Reactions: Like 4 | EyeCandy! 1 | Way Cool 10 | +Karma 1


----------



## kazuma78 (Feb 28, 2015)

Very cool! Where did you get that blank from?

Reactions: Thank You! 1


----------



## Bean_counter (Feb 28, 2015)

kazuma78 said:


> Very cool! Where did you get that blank from?



Thanks Josh I had it made over a year ago and just finally decided to do it. I paid way to much for that's for sure but my mom will love it


----------



## kazuma78 (Feb 28, 2015)

Who did you have make it?


----------



## manbuckwal (Feb 28, 2015)

Cool idea Michael, I'm sure she will love it !

Reactions: Thank You! 1


----------



## ironman123 (Feb 28, 2015)

My goodness @kazuma78 you are persistant with your question (3 times).

Reactions: Funny 5


----------



## ironman123 (Feb 28, 2015)

Cool beans...Bean

Reactions: Thank You! 1


----------



## kazuma78 (Feb 28, 2015)

Whoops haha sometimes the internet here lags out and triple posts.

Reactions: Way Cool 1


----------



## Bean_counter (Feb 28, 2015)

Geez Josh haha

Indianaparrothead on IAP. Spell it just like that


----------



## kazuma78 (Feb 28, 2015)

That's cool, I may have to keep him in mind if I want something unique cast. I have some pretty cool relics and artifacts that would be really cool cast.

Reactions: Like 1


----------



## Sprung (Feb 28, 2015)

Michael, that pen is simply amazing. I like the red background - it really makes this pen pop, especially since most watch parts pens I've seen pics of seem to use a black or dark background. Great work, my friend! I'm sure your mother will love it.

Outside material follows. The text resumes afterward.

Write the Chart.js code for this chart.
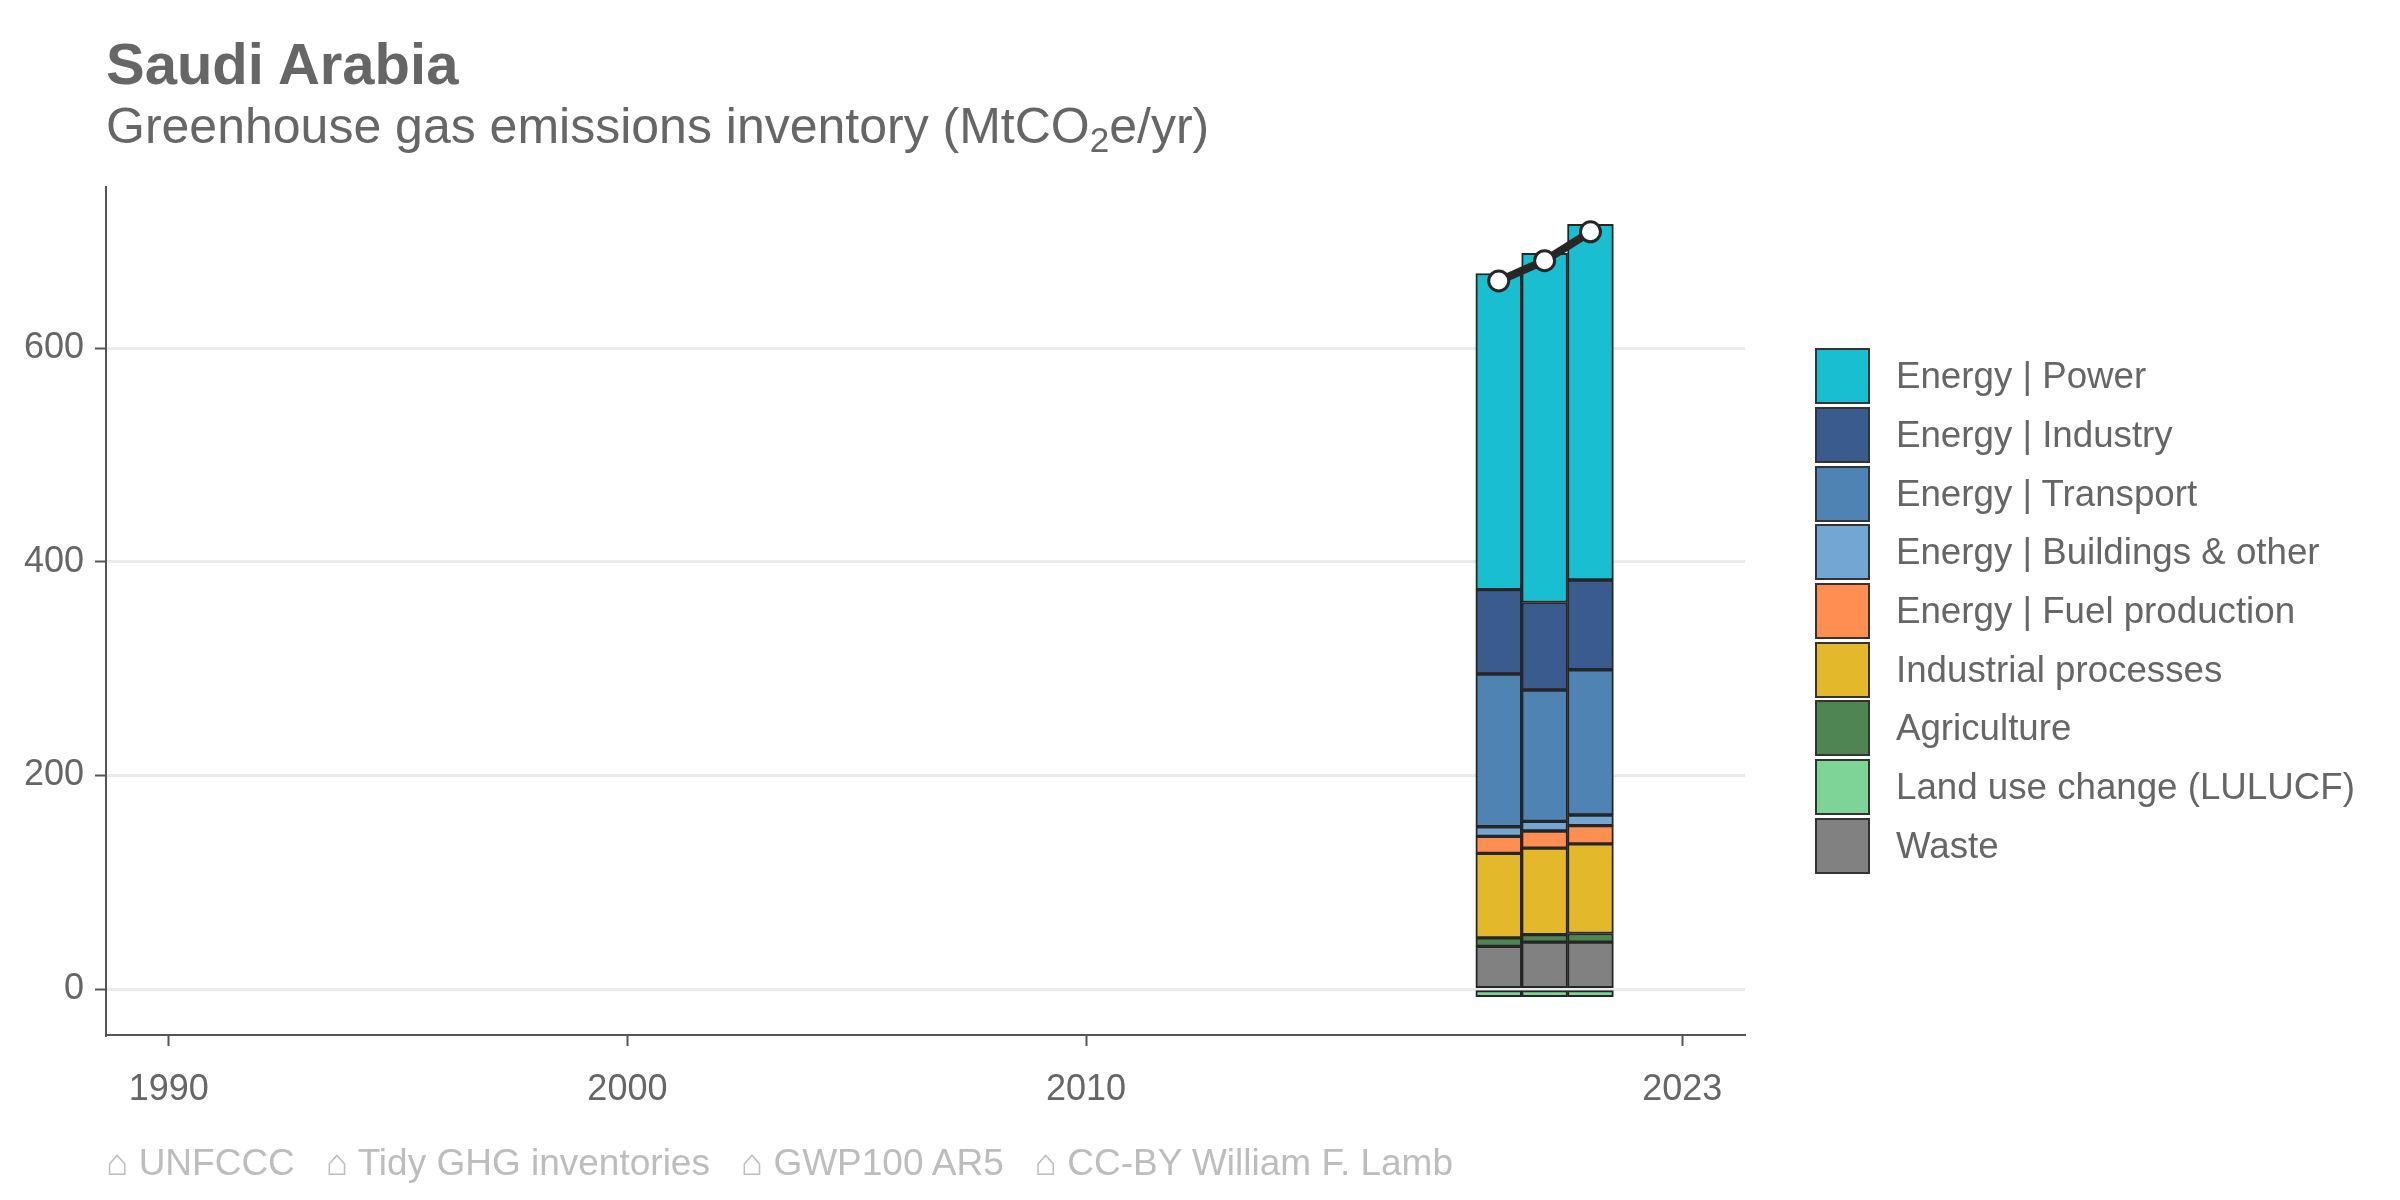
<!DOCTYPE html>
<html>
<head>
<meta charset="utf-8">
<script src="https://cdn.jsdelivr.net/npm/chart.js@4"></script>
<style>
  body { margin: 0; background: #fff; font-family: "Liberation Sans", Arial, sans-serif; }
  #wrap { position: relative; width: 2400px; height: 1200px; }
  #chartBox { position: absolute; left: 0; top: 0; width: 2400px; height: 1200px; }
  .title { position: absolute; left: 106px; top: 35px; font-size: 58px; line-height: 1; font-weight: bold; color: #666; }
  .subtitle { position: absolute; left: 106px; top: 101px; font-size: 50px; line-height: 1; color: #666; }
  .subtitle sub { font-size: 0.7em; vertical-align: -0.25em; line-height: 0; }
  .footer { position: absolute; left: 106px; top: 1144px; font-size: 37px; line-height: 1; color: #bdbdbd; white-space: pre; }
  #legend { position: absolute; left: 1815px; top: 347px; }
  .legend-row { display: flex; align-items: center; height: 58.7px; }
  .legend-box { width: 55px; height: 56px; border: 2px solid #333; box-sizing: border-box; margin-right: 26px; }
  .legend-label { font-size: 36.7px; color: #666; }
</style>
</head>
<body>
<div id="wrap">
  <div id="chartBox"><canvas id="chart"></canvas></div>
  <div class="title">Saudi Arabia</div>
  <div class="subtitle">Greenhouse gas emissions inventory (MtCO<sub>2</sub>e/yr)</div>
  <div id="legend"></div>
  <div class="footer">⌂ UNFCCC   ⌂ Tidy GHG inventories   ⌂ GWP100 AR5   ⌂ CC-BY William F. Lamb</div>
</div>
<script>
const years = [2019, 2020, 2021]

const power = [296, 327, 333]
const industry = [79, 82, 84]
const transport = [143, 123, 136]
const buildings = [9, 9, 10]
const fuelProduction = [16, 16, 17]
const industrialProcesses = [79, 81, 84]
const agriculture = [8, 7, 8]
const lulucf = [-7, -7, -7]
const waste = [40, 44, 44]
const netTotal = [663, 682, 709]

const xTicks = [1990, 2000, 2010, 2023]
const yTicks = [0, 200, 400, 600]

// legend order (top to bottom)
const sectors = [
  { label: "Energy | Power", data: power, color: "#19bfd0" },
  { label: "Energy | Industry", data: industry, color: "#3a5b8e" },
  { label: "Energy | Transport", data: transport, color: "#4e83b4" },
  { label: "Energy | Buildings & other", data: buildings, color: "#74a6d3" },
  { label: "Energy | Fuel production", data: fuelProduction, color: "#ff8e52" },
  { label: "Industrial processes", data: industrialProcesses, color: "#e3b92b" },
  { label: "Agriculture", data: agriculture, color: "#4f8553" },
  { label: "Land use change (LULUCF)", data: lulucf, color: "#7ed496" },
  { label: "Waste", data: waste, color: "#818181" }
]

const legendEl = document.getElementById("legend")
sectors.forEach((s) => {
  const row = document.createElement("div")
  row.className = "legend-row"
  row.innerHTML = `<div class="legend-box" style="background:${s.color}"></div><span class="legend-label">${s.label.replace("&", "&amp;")}</span>`
  legendEl.appendChild(row)
})

// bottom of the stack is drawn first
const barSets = sectors.slice().reverse().map((s) => ({
  type: "bar",
  label: s.label,
  data: years.map((y, i) => ({ x: y, y: s.data[i] })),
  backgroundColor: s.color,
  borderColor: "#262626",
  borderWidth: 2,
  borderSkipped: false,
  barPercentage: 1,
  categoryPercentage: 1,
  order: 1
}))

const lineSet = {
  type: "line",
  label: "Net total",
  data: years.map((y, i) => ({ x: y, y: netTotal[i] })),
  borderColor: "#262626",
  borderWidth: 8,
  pointRadius: 10,
  pointBorderWidth: 3,
  pointBackgroundColor: "#ffffff",
  pointBorderColor: "#262626",
  order: 0
}

const tickFont = { family: "'Liberation Sans', Arial, sans-serif", size: 36 }

new Chart(document.getElementById("chart"), {
  data: { datasets: [...barSets, lineSet] },
  options: {
    responsive: true,
    maintainAspectRatio: false,
    devicePixelRatio: 1,
    animation: false,
    layout: { padding: { left: 0, top: 187, right: 655, bottom: 65 } },
    plugins: { legend: { display: false }, tooltip: { enabled: false } },
    scales: {
      x: {
        type: "linear",
        stacked: true,
        offset: false,
        min: 1988.63,
        max: 2024.37,
        afterBuildTicks: (scale) => { scale.ticks = xTicks.map((v) => ({ value: v })) },
        afterFit: (scale) => { scale.height = 100 },
        ticks: { color: "#666", font: tickFont, padding: 22, maxRotation: 0, autoSkip: false, callback: (v) => String(v) },
        grid: { offset: false, drawOnChartArea: false, drawTicks: true, tickLength: 11, tickColor: "#555", tickWidth: 2 },
        border: { display: true, color: "#555", width: 2 }
      },
      y: {
        stacked: true,
        min: -43,
        max: 751,
        afterBuildTicks: (scale) => { scale.ticks = yTicks.map((v) => ({ value: v })) },
        afterFit: (scale) => { scale.width = 106 },
        ticks: { color: "#666", font: tickFont, padding: 11 },
        grid: { color: "#ebebeb", lineWidth: 3, drawTicks: true, tickLength: 11, tickColor: "#555", tickWidth: 2 },
        border: { display: true, color: "#555", width: 2 }
      }
    }
  }
})
</script>
</body>
</html>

Reactions: Thank You! 1 | Agree 2


----------



## rdabpenman (Mar 2, 2015)

Nicely turned and finished.

Les

Reactions: Thank You! 1


----------



## Kevin (Mar 2, 2015)

Awesome. I wish I could see these eccentric and cool blanks prior to being turned. I just can't even imagine what they must look like. Are they square? Round? And can you see all the parts in their clearly before you turn? Are they pre-drilled? I can't figure out how they get all those parts to stay put - they must use CA to glue them to a tube before casting? I have done just enough casting that I know that can't be real easy to make.

That pen is awesome. The blank and the quality of turning & finishing it.

Reactions: Thank You! 1


----------



## Nature Man (Mar 2, 2015)

Awesome design! The red is vivid! Chuck

Reactions: Thank You! 1


----------



## Bean_counter (Mar 2, 2015)

Kevin said:


> Awesome. I wish I could see these eccentric and cool blanks prior to being turned. I just can't even imagine what they must look like. Are they square? Round? And can you see all the parts in their clearly before you turn? Are they pre-drilled? I can't figure out how they get all those parts to stay put - they must use CA to glue them to a tube before casting? I have done just enough casting that I know that can't be real easy to make.
> 
> That pen is awesome. The blank and the quality of turning & finishing it.




Hey thanks Kevin! The parts are bent To fit the contourof the tube then super glued to the tube. N regards to the blanks I'll post pics on the next one before I turn it. Some are square and some are round, really depends on the caster. This blanks was actually cast in epoxy rather than resin which is easy to turn and doesnt chip like PR. I also received the EKG today but 2 were cracked, I'll send them to you so the Misses can practice with PR :)

Reactions: Like 1


----------



## Mike Caffery (Mar 3, 2015)

That's a beauty indeed, You're a good son!

Reactions: Thank You! 1


----------